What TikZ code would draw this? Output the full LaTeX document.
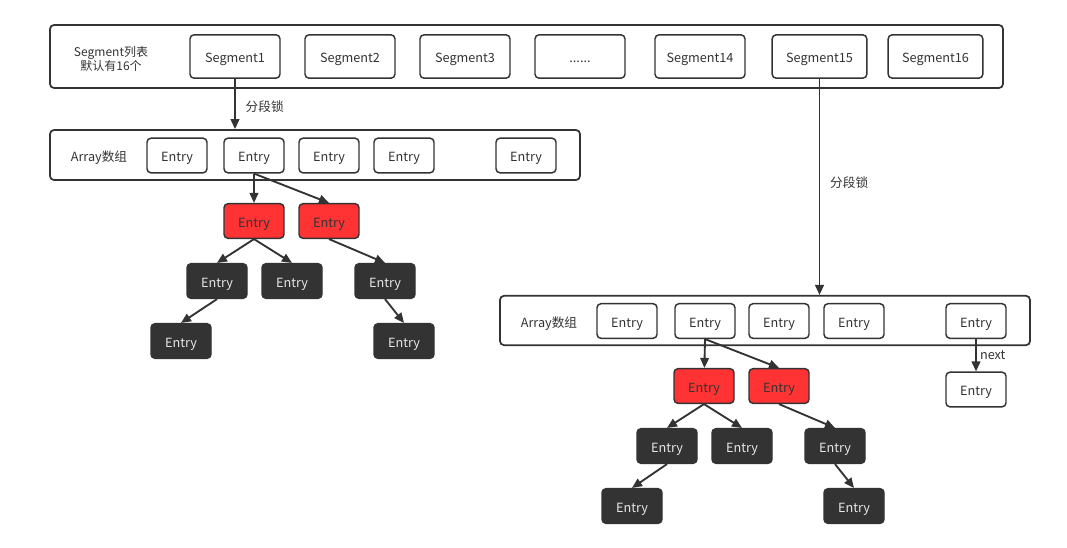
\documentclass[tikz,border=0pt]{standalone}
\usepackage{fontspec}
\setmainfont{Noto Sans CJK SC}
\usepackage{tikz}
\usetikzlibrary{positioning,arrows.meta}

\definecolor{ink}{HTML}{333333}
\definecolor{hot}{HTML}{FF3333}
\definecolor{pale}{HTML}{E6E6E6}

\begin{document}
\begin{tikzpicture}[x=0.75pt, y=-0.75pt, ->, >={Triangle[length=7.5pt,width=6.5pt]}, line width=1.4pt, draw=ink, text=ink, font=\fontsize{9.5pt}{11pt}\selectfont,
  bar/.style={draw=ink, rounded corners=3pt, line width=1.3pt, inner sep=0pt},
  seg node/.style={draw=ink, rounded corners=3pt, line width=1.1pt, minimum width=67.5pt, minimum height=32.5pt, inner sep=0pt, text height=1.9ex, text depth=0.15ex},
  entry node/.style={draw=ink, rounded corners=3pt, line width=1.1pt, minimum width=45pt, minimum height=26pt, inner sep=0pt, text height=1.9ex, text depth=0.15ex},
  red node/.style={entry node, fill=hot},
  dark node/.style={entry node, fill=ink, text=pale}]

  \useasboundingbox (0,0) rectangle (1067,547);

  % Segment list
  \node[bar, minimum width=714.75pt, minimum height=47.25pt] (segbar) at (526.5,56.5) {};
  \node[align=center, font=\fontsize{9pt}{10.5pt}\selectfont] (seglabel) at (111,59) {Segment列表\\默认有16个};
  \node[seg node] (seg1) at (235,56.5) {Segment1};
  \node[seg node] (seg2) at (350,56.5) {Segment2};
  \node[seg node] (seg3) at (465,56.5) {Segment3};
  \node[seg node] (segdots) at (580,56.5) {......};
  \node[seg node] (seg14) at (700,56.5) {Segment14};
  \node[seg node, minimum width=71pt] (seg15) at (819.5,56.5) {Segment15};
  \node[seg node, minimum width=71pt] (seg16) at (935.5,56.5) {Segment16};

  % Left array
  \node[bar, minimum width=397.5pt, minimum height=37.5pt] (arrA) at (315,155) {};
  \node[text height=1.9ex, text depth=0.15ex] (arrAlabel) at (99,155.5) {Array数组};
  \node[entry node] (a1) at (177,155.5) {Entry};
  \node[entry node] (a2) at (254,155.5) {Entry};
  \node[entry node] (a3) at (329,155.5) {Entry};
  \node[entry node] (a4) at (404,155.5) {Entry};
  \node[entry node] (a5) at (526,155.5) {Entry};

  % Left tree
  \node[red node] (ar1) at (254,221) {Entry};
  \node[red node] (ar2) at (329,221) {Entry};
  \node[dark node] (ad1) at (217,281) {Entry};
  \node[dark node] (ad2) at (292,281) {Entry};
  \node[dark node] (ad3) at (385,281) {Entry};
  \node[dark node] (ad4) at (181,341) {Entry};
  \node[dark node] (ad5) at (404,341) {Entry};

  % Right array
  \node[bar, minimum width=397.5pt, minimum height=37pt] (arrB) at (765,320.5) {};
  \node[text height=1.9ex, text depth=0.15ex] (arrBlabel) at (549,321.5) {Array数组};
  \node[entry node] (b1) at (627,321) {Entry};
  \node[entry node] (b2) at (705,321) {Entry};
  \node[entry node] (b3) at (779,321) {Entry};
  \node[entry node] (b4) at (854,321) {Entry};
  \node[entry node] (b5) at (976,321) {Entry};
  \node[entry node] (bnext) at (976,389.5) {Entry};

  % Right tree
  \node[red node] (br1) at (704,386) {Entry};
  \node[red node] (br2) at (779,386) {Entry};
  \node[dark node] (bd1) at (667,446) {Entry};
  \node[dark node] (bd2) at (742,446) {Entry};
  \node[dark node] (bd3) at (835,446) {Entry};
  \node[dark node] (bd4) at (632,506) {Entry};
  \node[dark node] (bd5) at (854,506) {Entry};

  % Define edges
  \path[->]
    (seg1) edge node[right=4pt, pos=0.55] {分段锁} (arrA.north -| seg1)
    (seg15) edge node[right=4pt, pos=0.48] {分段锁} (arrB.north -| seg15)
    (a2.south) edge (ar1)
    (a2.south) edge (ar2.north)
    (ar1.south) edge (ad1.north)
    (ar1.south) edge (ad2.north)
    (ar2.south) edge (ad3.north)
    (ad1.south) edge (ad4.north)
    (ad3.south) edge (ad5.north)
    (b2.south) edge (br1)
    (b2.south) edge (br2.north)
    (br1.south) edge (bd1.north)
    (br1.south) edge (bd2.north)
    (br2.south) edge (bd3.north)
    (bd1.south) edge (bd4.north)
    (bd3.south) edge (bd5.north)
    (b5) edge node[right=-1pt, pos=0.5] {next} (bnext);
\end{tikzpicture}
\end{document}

......

◆ **DIRECTION**
Reproduce the data above word for word from its first line through the line that holds "node] (a5) at", both ends included; skip pictures.

◆ **FULL SOLUTION**
What TikZ code would draw this? Output the full LaTeX document.
\documentclass[tikz,border=0pt]{standalone}
\usepackage{fontspec}
\setmainfont{Noto Sans CJK SC}
\usepackage{tikz}
\usetikzlibrary{positioning,arrows.meta}

\definecolor{ink}{HTML}{333333}
\definecolor{hot}{HTML}{FF3333}
\definecolor{pale}{HTML}{E6E6E6}

\begin{document}
\begin{tikzpicture}[x=0.75pt, y=-0.75pt, ->, >={Triangle[length=7.5pt,width=6.5pt]}, line width=1.4pt, draw=ink, text=ink, font=\fontsize{9.5pt}{11pt}\selectfont,
  bar/.style={draw=ink, rounded corners=3pt, line width=1.3pt, inner sep=0pt},
  seg node/.style={draw=ink, rounded corners=3pt, line width=1.1pt, minimum width=67.5pt, minimum height=32.5pt, inner sep=0pt, text height=1.9ex, text depth=0.15ex},
  entry node/.style={draw=ink, rounded corners=3pt, line width=1.1pt, minimum width=45pt, minimum height=26pt, inner sep=0pt, text height=1.9ex, text depth=0.15ex},
  red node/.style={entry node, fill=hot},
  dark node/.style={entry node, fill=ink, text=pale}]

  \useasboundingbox (0,0) rectangle (1067,547);

  % Segment list
  \node[bar, minimum width=714.75pt, minimum height=47.25pt] (segbar) at (526.5,56.5) {};
  \node[align=center, font=\fontsize{9pt}{10.5pt}\selectfont] (seglabel) at (111,59) {Segment列表\\默认有16个};
  \node[seg node] (seg1) at (235,56.5) {Segment1};
  \node[seg node] (seg2) at (350,56.5) {Segment2};
  \node[seg node] (seg3) at (465,56.5) {Segment3};
  \node[seg node] (segdots) at (580,56.5) {......};
  \node[seg node] (seg14) at (700,56.5) {Segment14};
  \node[seg node, minimum width=71pt] (seg15) at (819.5,56.5) {Segment15};
  \node[seg node, minimum width=71pt] (seg16) at (935.5,56.5) {Segment16};

  % Left array
  \node[bar, minimum width=397.5pt, minimum height=37.5pt] (arrA) at (315,155) {};
  \node[text height=1.9ex, text depth=0.15ex] (arrAlabel) at (99,155.5) {Array数组};
  \node[entry node] (a1) at (177,155.5) {Entry};
  \node[entry node] (a2) at (254,155.5) {Entry};
  \node[entry node] (a3) at (329,155.5) {Entry};
  \node[entry node] (a4) at (404,155.5) {Entry};
  \node[entry node] (a5) at (526,155.5) {Entry};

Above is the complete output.